─── Data provided

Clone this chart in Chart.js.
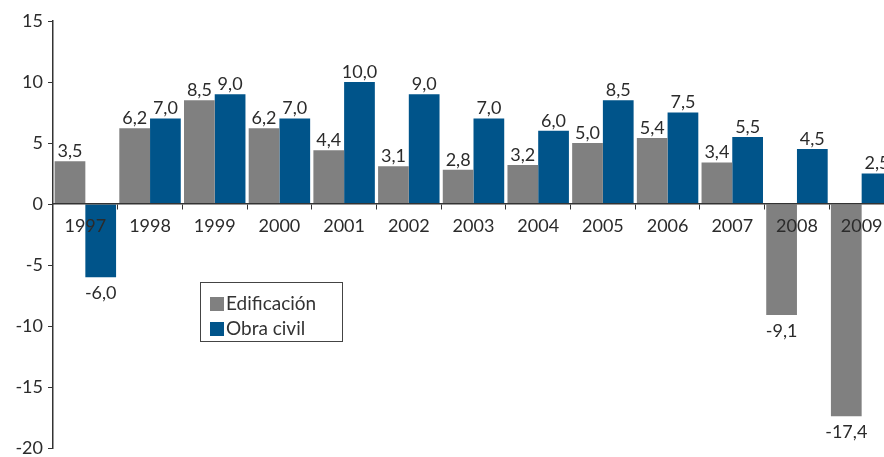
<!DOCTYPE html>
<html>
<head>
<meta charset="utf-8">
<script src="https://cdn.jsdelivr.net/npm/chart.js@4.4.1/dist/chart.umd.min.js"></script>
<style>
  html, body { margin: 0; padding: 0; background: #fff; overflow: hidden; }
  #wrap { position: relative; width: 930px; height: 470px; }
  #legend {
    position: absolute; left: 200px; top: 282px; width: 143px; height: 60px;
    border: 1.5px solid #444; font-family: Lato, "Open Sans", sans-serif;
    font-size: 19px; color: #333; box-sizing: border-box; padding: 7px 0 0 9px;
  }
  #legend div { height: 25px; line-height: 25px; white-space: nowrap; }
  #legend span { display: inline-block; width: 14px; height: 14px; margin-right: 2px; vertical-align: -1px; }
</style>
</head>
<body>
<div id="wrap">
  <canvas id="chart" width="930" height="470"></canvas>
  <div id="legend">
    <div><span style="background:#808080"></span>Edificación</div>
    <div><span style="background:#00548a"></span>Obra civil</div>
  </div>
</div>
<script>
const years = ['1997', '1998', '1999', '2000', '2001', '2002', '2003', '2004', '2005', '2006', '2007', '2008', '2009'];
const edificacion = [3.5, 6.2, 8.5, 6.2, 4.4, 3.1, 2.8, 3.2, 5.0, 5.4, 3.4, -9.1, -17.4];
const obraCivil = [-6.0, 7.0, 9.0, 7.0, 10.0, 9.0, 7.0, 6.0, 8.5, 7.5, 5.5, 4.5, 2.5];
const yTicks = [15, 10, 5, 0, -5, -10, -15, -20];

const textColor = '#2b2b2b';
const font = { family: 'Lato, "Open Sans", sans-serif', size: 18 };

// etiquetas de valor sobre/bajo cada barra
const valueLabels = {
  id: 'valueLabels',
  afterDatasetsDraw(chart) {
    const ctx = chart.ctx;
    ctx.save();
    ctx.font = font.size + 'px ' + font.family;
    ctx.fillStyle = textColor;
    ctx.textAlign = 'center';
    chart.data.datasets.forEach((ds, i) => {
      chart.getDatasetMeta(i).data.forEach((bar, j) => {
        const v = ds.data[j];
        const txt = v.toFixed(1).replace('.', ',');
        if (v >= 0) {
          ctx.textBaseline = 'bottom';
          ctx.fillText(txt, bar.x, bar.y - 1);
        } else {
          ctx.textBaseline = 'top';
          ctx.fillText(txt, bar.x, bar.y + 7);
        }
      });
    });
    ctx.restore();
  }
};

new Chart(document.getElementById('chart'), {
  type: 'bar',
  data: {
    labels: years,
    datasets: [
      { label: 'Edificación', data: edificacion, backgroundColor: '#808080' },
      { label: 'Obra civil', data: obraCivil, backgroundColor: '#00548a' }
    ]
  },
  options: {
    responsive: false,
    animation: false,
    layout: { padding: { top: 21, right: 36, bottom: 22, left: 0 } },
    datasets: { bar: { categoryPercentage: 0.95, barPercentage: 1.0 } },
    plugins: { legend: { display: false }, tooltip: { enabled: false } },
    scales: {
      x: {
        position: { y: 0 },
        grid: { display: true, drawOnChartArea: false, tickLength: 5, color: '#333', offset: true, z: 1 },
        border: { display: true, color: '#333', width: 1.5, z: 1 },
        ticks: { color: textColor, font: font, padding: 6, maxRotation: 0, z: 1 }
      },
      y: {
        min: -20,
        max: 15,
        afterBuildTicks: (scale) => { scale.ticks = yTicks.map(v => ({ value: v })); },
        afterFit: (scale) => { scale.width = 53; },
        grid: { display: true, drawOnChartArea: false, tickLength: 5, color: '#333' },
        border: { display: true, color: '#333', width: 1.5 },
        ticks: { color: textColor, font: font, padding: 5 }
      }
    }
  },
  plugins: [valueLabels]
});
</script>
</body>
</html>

──────

* _Instructions to follow_:
All of the lines above should be printed exactly, minus the pictures.

* _Output below_:
Clone this chart in Chart.js.
<!DOCTYPE html>
<html>
<head>
<meta charset="utf-8">
<script src="https://cdn.jsdelivr.net/npm/chart.js@4.4.1/dist/chart.umd.min.js"></script>
<style>
  html, body { margin: 0; padding: 0; background: #fff; overflow: hidden; }
  #wrap { position: relative; width: 930px; height: 470px; }
  #legend {
    position: absolute; left: 200px; top: 282px; width: 143px; height: 60px;
    border: 1.5px solid #444; font-family: Lato, "Open Sans", sans-serif;
    font-size: 19px; color: #333; box-sizing: border-box; padding: 7px 0 0 9px;
  }
  #legend div { height: 25px; line-height: 25px; white-space: nowrap; }
  #legend span { display: inline-block; width: 14px; height: 14px; margin-right: 2px; vertical-align: -1px; }
</style>
</head>
<body>
<div id="wrap">
  <canvas id="chart" width="930" height="470"></canvas>
  <div id="legend">
    <div><span style="background:#808080"></span>Edificación</div>
    <div><span style="background:#00548a"></span>Obra civil</div>
  </div>
</div>
<script>
const years = ['1997', '1998', '1999', '2000', '2001', '2002', '2003', '2004', '2005', '2006', '2007', '2008', '2009'];
const edificacion = [3.5, 6.2, 8.5, 6.2, 4.4, 3.1, 2.8, 3.2, 5.0, 5.4, 3.4, -9.1, -17.4];
const obraCivil = [-6.0, 7.0, 9.0, 7.0, 10.0, 9.0, 7.0, 6.0, 8.5, 7.5, 5.5, 4.5, 2.5];
const yTicks = [15, 10, 5, 0, -5, -10, -15, -20];

const textColor = '#2b2b2b';
const font = { family: 'Lato, "Open Sans", sans-serif', size: 18 };

// etiquetas de valor sobre/bajo cada barra
const valueLabels = {
  id: 'valueLabels',
  afterDatasetsDraw(chart) {
    const ctx = chart.ctx;
    ctx.save();
    ctx.font = font.size + 'px ' + font.family;
    ctx.fillStyle = textColor;
    ctx.textAlign = 'center';
    chart.data.datasets.forEach((ds, i) => {
      chart.getDatasetMeta(i).data.forEach((bar, j) => {
        const v = ds.data[j];
        const txt = v.toFixed(1).replace('.', ',');
        if (v >= 0) {
          ctx.textBaseline = 'bottom';
          ctx.fillText(txt, bar.x, bar.y - 1);
        } else {
          ctx.textBaseline = 'top';
          ctx.fillText(txt, bar.x, bar.y + 7);
        }
      });
    });
    ctx.restore();
  }
};

new Chart(document.getElementById('chart'), {
  type: 'bar',
  data: {
    labels: years,
    datasets: [
      { label: 'Edificación', data: edificacion, backgroundColor: '#808080' },
      { label: 'Obra civil', data: obraCivil, backgroundColor: '#00548a' }
    ]
  },
  options: {
    responsive: false,
    animation: false,
    layout: { padding: { top: 21, right: 36, bottom: 22, left: 0 } },
    datasets: { bar: { categoryPercentage: 0.95, barPercentage: 1.0 } },
    plugins: { legend: { display: false }, tooltip: { enabled: false } },
    scales: {
      x: {
        position: { y: 0 },
        grid: { display: true, drawOnChartArea: false, tickLength: 5, color: '#333', offset: true, z: 1 },
        border: { display: true, color: '#333', width: 1.5, z: 1 },
        ticks: { color: textColor, font: font, padding: 6, maxRotation: 0, z: 1 }
      },
      y: {
        min: -20,
        max: 15,
        afterBuildTicks: (scale) => { scale.ticks = yTicks.map(v => ({ value: v })); },
        afterFit: (scale) => { scale.width = 53; },
        grid: { display: true, drawOnChartArea: false, tickLength: 5, color: '#333' },
        border: { display: true, color: '#333', width: 1.5 },
        ticks: { color: textColor, font: font, padding: 5 }
      }
    }
  },
  plugins: [valueLabels]
});
</script>
</body>
</html>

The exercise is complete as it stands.